Ninety three pages later, the judge confirms De Bruyn does not have a ‘triable’ case, which is why he could not grant the necessary certification.
The rule that dictated that De Bruyn’s case was not ‘triable’ was set all the way back in England in 1843 in the Foss v Harbottle matter. The essence of that ruling was that the shareholders suffered losses because the company was wronged by its directors, therefore it was only the company that was able to sue the directors.
It is explained in Henochsberg on the Companies Act 71 of 2008 that the Foss v Harbottle rule is the consequence of the fact that the corporation is a separate legal entity; other consequences are limited liability and limited rights: “The company is liable for its contracts and torts, the shareholder has no such liability,” states Henochsberg.
Expectations of the law
“I am aware that this conclusion [not to certify De Bruyn’s application] will disappoint the expectations of Steinhoff shareholders that the law must be able to compensate them for losses,” said Unterhalter, explaining that the action relied upon by De Bruyn’s lawyers – largely Section 218(2) and Section 20(6) of the Companies Act – doesn’t allow for such compensation.
But in what may be an attempt to encourage further action by De Bruyn or other frustrated shareholders, Unterhalter suggests there is still hope.
“This does not mean the shareholders are without remedy. It is for the Steinhoff companies to hold the Steinhoff directors and Deloitte liable for any breach of duty to the companies that caused loss.
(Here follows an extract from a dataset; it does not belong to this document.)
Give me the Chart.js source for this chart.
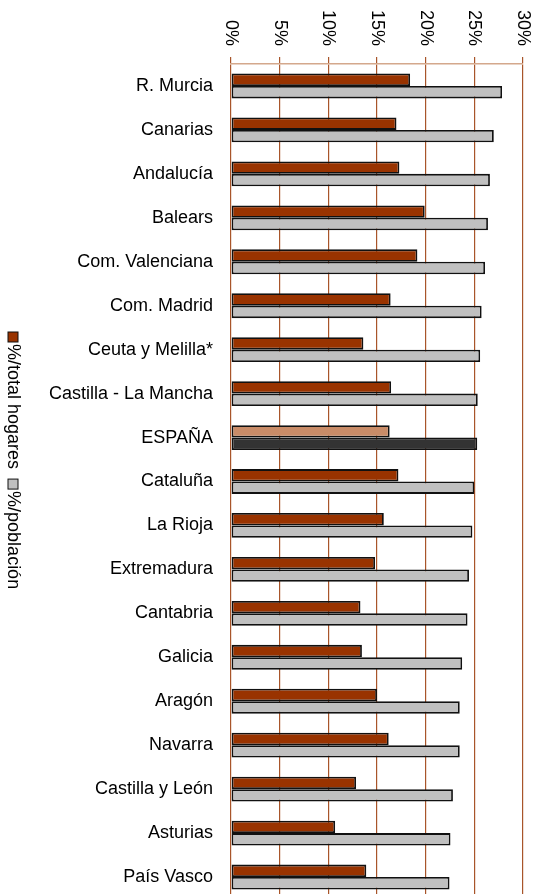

If the Steinhoff companies will not do so, the Companies Act makes generous provision in S.165 for shareholders to require the Steinhoff companies to commence legal proceedings,” said Unterhalter.
That so-called ‘generous provision’ has only been tested once. In United Manganese vs Mbethe, the aggrieved shareholders lost on a technicality in the Supreme Court of Appeal.
An additional discouragement for shareholders tempted to pursue a Section 165 derivative action is that, if successful, any compensation is paid to the company. This is of little use to many of Steinhoff shareholders who dumped their shares in the aftermath of the December 2017 meltdown.
Furthermore, to launch a class action based on Section 165 shareholders will have to persuade a court that the company is not already taking the necessary action against the directors.
Meanwhile, parliamentarians may want someone to explain why Section 20 of the Companies Act does not allow shareholders to make claims against directors; and if that is always in the best interests of corporate accountability.